# Entries with chart source code
══════════════════════════════
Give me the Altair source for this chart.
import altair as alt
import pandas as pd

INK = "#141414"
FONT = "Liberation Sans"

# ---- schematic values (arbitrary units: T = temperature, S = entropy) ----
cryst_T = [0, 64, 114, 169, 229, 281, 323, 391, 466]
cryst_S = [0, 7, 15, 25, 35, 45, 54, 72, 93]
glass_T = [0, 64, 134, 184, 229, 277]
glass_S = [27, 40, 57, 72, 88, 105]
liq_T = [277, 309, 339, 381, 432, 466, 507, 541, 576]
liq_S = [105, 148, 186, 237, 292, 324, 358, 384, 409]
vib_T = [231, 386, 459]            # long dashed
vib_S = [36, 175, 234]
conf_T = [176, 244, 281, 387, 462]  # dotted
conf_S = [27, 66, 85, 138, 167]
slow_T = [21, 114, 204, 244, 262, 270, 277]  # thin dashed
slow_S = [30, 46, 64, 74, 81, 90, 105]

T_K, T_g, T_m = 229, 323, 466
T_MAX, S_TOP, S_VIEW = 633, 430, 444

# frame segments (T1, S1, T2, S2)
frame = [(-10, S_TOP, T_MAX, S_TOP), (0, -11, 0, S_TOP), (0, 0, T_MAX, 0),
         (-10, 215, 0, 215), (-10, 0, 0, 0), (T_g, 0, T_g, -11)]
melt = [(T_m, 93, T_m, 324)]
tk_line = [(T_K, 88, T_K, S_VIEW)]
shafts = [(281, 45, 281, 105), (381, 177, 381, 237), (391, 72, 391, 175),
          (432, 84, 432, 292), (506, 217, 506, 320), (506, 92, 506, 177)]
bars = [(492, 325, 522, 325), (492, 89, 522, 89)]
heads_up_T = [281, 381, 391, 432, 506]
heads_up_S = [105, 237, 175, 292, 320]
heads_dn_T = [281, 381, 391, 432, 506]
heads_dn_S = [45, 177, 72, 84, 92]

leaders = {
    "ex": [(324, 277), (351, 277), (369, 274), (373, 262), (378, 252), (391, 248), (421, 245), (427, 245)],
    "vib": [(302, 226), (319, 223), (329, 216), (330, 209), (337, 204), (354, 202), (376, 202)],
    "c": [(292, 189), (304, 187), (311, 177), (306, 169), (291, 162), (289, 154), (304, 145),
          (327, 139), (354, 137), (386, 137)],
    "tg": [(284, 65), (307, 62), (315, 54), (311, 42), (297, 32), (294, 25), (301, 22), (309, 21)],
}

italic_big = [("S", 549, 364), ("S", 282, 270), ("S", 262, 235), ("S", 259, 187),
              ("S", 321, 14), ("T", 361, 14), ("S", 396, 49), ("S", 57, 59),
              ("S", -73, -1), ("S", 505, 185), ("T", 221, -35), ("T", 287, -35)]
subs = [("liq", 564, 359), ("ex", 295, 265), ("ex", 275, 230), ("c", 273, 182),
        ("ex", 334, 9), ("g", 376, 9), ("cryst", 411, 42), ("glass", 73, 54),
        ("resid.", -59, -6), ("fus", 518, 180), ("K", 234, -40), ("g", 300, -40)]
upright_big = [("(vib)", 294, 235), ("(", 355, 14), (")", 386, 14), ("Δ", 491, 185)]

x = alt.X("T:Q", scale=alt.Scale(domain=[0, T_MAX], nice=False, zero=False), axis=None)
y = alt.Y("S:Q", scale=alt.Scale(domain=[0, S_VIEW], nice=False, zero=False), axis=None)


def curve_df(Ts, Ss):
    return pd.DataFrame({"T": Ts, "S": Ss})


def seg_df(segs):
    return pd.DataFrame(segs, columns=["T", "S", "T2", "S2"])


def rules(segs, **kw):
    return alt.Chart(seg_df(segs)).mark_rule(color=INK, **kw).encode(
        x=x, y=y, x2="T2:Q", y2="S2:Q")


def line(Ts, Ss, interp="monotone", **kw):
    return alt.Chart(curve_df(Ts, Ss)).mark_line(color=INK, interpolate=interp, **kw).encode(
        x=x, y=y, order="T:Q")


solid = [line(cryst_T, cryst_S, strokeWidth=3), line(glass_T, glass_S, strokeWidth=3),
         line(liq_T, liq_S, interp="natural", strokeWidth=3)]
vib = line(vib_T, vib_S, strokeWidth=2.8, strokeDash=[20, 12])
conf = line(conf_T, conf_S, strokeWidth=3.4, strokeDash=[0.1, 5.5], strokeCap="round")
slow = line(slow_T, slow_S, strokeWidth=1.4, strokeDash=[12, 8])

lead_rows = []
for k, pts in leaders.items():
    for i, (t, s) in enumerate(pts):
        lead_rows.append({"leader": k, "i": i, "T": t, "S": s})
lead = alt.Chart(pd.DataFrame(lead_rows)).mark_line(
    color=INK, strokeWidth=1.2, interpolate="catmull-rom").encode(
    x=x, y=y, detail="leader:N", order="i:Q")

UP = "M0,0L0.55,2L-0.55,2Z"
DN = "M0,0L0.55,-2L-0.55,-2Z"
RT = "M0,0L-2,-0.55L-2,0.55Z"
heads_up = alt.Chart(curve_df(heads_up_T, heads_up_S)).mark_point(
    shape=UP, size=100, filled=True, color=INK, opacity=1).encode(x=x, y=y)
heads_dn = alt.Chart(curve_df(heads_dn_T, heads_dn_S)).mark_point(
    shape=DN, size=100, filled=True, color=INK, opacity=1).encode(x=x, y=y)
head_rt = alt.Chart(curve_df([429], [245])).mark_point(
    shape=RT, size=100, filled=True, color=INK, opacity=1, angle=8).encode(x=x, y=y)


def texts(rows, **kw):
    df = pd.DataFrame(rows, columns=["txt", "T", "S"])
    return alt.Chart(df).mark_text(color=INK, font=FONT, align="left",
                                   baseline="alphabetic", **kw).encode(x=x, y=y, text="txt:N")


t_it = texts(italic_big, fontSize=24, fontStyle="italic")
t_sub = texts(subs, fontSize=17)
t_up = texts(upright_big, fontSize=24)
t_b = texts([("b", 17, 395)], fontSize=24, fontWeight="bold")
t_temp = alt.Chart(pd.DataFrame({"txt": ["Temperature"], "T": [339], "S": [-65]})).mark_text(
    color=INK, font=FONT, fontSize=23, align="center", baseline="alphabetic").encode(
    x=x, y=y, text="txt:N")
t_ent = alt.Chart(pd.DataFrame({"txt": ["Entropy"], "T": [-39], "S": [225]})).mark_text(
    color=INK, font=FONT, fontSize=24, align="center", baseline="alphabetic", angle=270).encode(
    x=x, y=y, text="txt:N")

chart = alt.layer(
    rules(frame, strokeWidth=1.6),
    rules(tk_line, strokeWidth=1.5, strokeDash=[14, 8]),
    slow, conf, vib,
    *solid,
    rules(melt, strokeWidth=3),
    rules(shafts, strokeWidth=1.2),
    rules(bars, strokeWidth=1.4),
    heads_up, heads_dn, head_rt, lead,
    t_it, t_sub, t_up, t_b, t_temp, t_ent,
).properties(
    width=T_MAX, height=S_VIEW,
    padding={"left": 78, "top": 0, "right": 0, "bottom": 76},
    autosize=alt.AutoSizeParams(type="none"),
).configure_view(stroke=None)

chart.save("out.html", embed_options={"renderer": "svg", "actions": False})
══════════════════════════════
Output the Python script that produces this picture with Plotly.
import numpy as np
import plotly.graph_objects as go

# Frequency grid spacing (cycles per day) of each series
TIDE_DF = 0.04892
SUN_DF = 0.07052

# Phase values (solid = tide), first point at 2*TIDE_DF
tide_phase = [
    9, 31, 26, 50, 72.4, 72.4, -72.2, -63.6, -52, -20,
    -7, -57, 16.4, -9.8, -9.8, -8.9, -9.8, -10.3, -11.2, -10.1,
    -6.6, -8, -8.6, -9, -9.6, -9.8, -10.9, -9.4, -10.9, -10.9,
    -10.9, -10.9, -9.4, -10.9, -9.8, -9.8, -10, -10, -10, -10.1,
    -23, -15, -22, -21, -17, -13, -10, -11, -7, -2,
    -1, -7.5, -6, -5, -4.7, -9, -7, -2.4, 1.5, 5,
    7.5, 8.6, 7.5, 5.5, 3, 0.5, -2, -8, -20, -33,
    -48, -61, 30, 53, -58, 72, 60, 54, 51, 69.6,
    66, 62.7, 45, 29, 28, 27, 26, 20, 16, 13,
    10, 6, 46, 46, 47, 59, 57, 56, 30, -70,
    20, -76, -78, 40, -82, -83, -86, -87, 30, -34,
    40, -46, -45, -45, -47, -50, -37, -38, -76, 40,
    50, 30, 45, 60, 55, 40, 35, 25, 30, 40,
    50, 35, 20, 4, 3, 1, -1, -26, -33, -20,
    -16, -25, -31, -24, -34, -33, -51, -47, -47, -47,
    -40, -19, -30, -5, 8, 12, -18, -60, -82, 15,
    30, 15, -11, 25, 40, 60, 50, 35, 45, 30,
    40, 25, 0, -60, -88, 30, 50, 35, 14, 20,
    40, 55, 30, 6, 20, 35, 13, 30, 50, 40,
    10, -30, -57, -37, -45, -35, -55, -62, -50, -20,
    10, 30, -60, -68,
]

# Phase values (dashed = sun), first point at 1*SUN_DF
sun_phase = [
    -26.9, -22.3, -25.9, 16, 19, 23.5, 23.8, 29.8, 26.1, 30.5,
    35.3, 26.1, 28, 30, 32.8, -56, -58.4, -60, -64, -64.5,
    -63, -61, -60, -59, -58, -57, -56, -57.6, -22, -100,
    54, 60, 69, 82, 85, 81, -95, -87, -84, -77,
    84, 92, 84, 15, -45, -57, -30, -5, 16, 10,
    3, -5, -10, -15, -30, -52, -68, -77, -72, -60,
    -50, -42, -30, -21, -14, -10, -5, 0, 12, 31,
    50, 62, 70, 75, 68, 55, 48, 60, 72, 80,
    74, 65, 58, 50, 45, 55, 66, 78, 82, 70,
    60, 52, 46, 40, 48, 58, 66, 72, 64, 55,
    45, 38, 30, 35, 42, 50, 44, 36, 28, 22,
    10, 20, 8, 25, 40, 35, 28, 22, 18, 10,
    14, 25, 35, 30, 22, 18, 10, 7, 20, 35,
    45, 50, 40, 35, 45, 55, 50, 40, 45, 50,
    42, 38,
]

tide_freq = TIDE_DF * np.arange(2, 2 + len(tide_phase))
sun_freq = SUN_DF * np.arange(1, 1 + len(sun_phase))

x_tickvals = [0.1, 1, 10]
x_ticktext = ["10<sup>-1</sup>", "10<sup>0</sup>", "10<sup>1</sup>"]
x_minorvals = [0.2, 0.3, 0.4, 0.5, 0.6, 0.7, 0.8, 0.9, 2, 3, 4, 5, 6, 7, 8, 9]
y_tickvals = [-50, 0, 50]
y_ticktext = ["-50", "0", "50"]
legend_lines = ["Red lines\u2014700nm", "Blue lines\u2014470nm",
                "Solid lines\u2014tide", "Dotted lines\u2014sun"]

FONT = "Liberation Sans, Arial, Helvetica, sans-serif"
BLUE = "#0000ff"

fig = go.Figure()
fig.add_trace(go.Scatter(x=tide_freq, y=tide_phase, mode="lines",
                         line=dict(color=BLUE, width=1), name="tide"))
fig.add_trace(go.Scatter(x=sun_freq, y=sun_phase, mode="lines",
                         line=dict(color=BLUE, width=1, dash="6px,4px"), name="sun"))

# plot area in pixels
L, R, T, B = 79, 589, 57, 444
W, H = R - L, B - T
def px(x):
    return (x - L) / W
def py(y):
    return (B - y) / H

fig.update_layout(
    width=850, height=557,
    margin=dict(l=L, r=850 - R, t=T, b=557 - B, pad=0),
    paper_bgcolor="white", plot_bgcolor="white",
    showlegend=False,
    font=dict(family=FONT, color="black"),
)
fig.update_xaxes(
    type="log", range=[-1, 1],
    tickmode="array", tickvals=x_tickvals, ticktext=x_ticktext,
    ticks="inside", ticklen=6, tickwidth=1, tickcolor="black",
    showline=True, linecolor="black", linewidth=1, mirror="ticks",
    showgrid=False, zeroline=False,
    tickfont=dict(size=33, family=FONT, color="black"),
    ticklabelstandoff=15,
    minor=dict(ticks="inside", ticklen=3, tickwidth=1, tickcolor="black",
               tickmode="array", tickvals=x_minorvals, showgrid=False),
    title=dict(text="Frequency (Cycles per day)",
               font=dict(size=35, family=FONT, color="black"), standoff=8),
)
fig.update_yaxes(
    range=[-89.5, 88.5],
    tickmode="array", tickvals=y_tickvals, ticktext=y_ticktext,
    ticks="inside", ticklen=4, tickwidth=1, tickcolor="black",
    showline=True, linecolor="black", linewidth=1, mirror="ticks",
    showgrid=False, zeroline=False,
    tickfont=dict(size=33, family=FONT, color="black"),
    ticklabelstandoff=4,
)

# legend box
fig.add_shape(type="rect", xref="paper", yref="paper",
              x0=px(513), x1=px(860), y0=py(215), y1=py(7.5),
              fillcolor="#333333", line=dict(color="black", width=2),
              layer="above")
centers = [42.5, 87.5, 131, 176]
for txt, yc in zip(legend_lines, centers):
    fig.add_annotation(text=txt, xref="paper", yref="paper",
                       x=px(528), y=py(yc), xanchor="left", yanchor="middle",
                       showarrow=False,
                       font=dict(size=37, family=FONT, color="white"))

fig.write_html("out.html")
══════════════════════════════
Find the lines above that contain the word "this" and collect them.

Give me the Altair source for this chart.
Output the Python script that produces this picture with Plotly.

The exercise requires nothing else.